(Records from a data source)
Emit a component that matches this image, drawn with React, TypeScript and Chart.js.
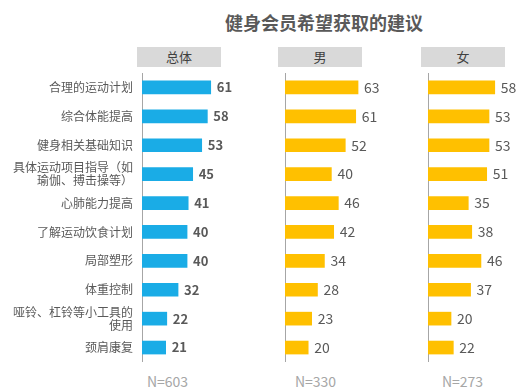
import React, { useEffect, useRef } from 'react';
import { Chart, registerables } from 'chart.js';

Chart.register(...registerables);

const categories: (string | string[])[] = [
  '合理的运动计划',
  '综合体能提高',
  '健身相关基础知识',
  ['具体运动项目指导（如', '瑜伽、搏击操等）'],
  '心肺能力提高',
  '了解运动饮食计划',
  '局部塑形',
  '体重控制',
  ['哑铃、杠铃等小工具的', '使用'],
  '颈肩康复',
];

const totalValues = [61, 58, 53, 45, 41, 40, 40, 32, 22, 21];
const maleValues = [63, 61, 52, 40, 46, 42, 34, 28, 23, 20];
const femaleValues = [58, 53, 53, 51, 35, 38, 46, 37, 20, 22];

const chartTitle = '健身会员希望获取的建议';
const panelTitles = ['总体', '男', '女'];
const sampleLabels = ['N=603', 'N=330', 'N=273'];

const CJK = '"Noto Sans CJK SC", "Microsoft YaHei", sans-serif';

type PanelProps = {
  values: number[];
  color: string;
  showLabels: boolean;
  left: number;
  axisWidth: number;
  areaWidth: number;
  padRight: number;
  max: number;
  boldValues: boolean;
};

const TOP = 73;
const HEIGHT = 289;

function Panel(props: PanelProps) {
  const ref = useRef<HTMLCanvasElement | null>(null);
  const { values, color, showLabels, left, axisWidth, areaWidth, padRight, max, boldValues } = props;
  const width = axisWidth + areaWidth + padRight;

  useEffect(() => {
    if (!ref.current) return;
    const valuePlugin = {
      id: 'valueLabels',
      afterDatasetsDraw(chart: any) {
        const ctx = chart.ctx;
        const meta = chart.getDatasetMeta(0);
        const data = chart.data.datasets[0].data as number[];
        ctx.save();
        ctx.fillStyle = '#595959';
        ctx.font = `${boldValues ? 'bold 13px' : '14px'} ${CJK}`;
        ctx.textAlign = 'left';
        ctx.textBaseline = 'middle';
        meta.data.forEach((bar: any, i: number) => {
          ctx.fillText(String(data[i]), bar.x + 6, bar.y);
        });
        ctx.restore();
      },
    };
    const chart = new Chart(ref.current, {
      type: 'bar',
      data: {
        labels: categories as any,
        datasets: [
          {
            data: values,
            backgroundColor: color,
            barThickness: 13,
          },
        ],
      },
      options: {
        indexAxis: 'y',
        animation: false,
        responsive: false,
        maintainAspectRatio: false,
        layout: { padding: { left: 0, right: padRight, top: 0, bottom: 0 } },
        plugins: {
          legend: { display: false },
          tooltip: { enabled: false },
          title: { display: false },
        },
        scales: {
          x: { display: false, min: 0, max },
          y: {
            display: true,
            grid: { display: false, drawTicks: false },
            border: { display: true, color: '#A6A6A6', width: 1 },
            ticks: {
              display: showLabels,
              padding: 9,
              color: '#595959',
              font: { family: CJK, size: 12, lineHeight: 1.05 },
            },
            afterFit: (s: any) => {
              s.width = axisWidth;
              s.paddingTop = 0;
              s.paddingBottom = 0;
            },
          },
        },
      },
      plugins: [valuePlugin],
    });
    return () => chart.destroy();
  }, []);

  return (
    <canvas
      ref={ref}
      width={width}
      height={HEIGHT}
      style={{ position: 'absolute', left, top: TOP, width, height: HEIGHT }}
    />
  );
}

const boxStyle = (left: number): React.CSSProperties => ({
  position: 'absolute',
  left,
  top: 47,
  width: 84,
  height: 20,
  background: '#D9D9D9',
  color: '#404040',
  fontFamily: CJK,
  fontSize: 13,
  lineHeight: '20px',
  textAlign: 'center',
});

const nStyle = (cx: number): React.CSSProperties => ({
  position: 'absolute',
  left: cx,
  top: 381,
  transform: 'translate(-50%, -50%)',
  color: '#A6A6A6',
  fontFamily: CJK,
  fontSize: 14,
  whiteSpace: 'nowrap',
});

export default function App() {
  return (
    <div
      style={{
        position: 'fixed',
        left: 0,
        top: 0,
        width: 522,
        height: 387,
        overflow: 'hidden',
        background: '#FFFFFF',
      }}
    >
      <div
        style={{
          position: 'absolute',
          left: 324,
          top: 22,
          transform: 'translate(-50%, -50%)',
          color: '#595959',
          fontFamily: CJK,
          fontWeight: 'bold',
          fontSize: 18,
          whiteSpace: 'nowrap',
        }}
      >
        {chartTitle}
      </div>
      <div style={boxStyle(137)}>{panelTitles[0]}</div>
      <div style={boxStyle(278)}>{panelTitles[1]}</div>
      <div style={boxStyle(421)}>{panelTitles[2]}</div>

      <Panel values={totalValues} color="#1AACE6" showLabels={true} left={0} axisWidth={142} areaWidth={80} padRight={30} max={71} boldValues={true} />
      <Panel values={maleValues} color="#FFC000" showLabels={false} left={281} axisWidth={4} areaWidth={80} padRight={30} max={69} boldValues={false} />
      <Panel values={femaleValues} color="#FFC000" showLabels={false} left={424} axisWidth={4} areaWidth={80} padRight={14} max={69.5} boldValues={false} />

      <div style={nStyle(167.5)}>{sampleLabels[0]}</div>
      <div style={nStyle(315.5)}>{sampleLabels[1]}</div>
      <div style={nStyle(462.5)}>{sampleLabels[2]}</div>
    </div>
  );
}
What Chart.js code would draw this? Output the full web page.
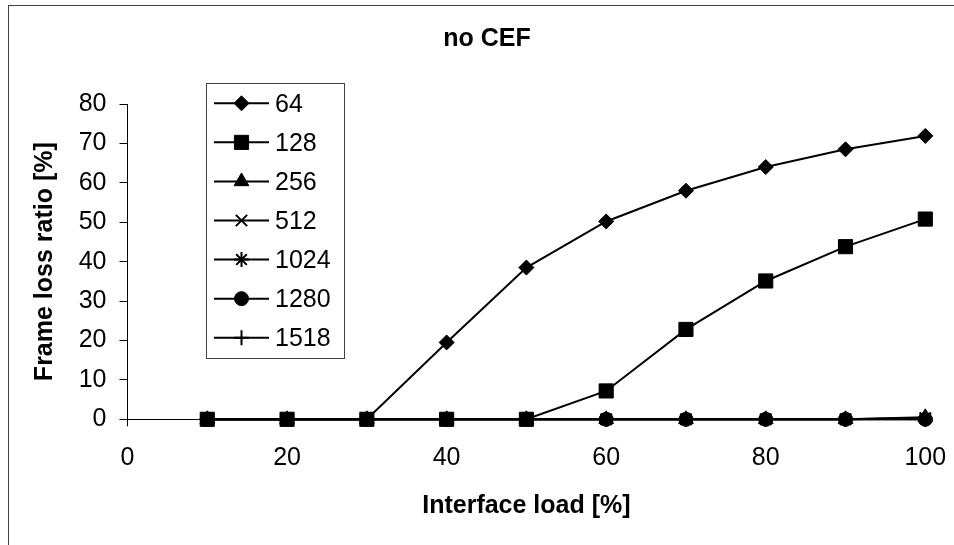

Exercise details: Go through the listing above and write it out again exactly, dropping the pictures.

Response to this exercise:
Emit a component that matches this image, drawn with React, TypeScript and Chart.js.
import React, { useEffect, useRef } from 'react';
import { Chart, registerables } from 'chart.js';

Chart.register(...registerables);

const categories: (string | string[])[] = [
  '合理的运动计划',
  '综合体能提高',
  '健身相关基础知识',
  ['具体运动项目指导（如', '瑜伽、搏击操等）'],
  '心肺能力提高',
  '了解运动饮食计划',
  '局部塑形',
  '体重控制',
  ['哑铃、杠铃等小工具的', '使用'],
  '颈肩康复',
];

const totalValues = [61, 58, 53, 45, 41, 40, 40, 32, 22, 21];
const maleValues = [63, 61, 52, 40, 46, 42, 34, 28, 23, 20];
const femaleValues = [58, 53, 53, 51, 35, 38, 46, 37, 20, 22];

const chartTitle = '健身会员希望获取的建议';
const panelTitles = ['总体', '男', '女'];
const sampleLabels = ['N=603', 'N=330', 'N=273'];

const CJK = '"Noto Sans CJK SC", "Microsoft YaHei", sans-serif';

type PanelProps = {
  values: number[];
  color: string;
  showLabels: boolean;
  left: number;
  axisWidth: number;
  areaWidth: number;
  padRight: number;
  max: number;
  boldValues: boolean;
};

const TOP = 73;
const HEIGHT = 289;

function Panel(props: PanelProps) {
  const ref = useRef<HTMLCanvasElement | null>(null);
  const { values, color, showLabels, left, axisWidth, areaWidth, padRight, max, boldValues } = props;
  const width = axisWidth + areaWidth + padRight;

  useEffect(() => {
    if (!ref.current) return;
    const valuePlugin = {
      id: 'valueLabels',
      afterDatasetsDraw(chart: any) {
        const ctx = chart.ctx;
        const meta = chart.getDatasetMeta(0);
        const data = chart.data.datasets[0].data as number[];
        ctx.save();
        ctx.fillStyle = '#595959';
        ctx.font = `${boldValues ? 'bold 13px' : '14px'} ${CJK}`;
        ctx.textAlign = 'left';
        ctx.textBaseline = 'middle';
        meta.data.forEach((bar: any, i: number) => {
          ctx.fillText(String(data[i]), bar.x + 6, bar.y);
        });
        ctx.restore();
      },
    };
    const chart = new Chart(ref.current, {
      type: 'bar',
      data: {
        labels: categories as any,
        datasets: [
          {
            data: values,
            backgroundColor: color,
            barThickness: 13,
          },
        ],
      },
      options: {
        indexAxis: 'y',
        animation: false,
        responsive: false,
        maintainAspectRatio: false,
        layout: { padding: { left: 0, right: padRight, top: 0, bottom: 0 } },
        plugins: {
          legend: { display: false },
          tooltip: { enabled: false },
          title: { display: false },
        },
        scales: {
          x: { display: false, min: 0, max },
          y: {
            display: true,
            grid: { display: false, drawTicks: false },
            border: { display: true, color: '#A6A6A6', width: 1 },
            ticks: {
              display: showLabels,
              padding: 9,
              color: '#595959',
              font: { family: CJK, size: 12, lineHeight: 1.05 },
            },
            afterFit: (s: any) => {
              s.width = axisWidth;
              s.paddingTop = 0;
              s.paddingBottom = 0;
            },
          },
        },
      },
      plugins: [valuePlugin],
    });
    return () => chart.destroy();
  }, []);

  return (
    <canvas
      ref={ref}
      width={width}
      height={HEIGHT}
      style={{ position: 'absolute', left, top: TOP, width, height: HEIGHT }}
    />
  );
}

const boxStyle = (left: number): React.CSSProperties => ({
  position: 'absolute',
  left,
  top: 47,
  width: 84,
  height: 20,
  background: '#D9D9D9',
  color: '#404040',
  fontFamily: CJK,
  fontSize: 13,
  lineHeight: '20px',
  textAlign: 'center',
});

const nStyle = (cx: number): React.CSSProperties => ({
  position: 'absolute',
  left: cx,
  top: 381,
  transform: 'translate(-50%, -50%)',
  color: '#A6A6A6',
  fontFamily: CJK,
  fontSize: 14,
  whiteSpace: 'nowrap',
});

export default function App() {
  return (
    <div
      style={{
        position: 'fixed',
        left: 0,
        top: 0,
        width: 522,
        height: 387,
        overflow: 'hidden',
        background: '#FFFFFF',
      }}
    >
      <div
        style={{
          position: 'absolute',
          left: 324,
          top: 22,
          transform: 'translate(-50%, -50%)',
          color: '#595959',
          fontFamily: CJK,
          fontWeight: 'bold',
          fontSize: 18,
          whiteSpace: 'nowrap',
        }}
      >
        {chartTitle}
      </div>
      <div style={boxStyle(137)}>{panelTitles[0]}</div>
      <div style={boxStyle(278)}>{panelTitles[1]}</div>
      <div style={boxStyle(421)}>{panelTitles[2]}</div>

      <Panel values={totalValues} color="#1AACE6" showLabels={true} left={0} axisWidth={142} areaWidth={80} padRight={30} max={71} boldValues={true} />
      <Panel values={maleValues} color="#FFC000" showLabels={false} left={281} axisWidth={4} areaWidth={80} padRight={30} max={69} boldValues={false} />
      <Panel values={femaleValues} color="#FFC000" showLabels={false} left={424} axisWidth={4} areaWidth={80} padRight={14} max={69.5} boldValues={false} />

      <div style={nStyle(167.5)}>{sampleLabels[0]}</div>
      <div style={nStyle(315.5)}>{sampleLabels[1]}</div>
      <div style={nStyle(462.5)}>{sampleLabels[2]}</div>
    </div>
  );
}
What Chart.js code would draw this? Output the full web page.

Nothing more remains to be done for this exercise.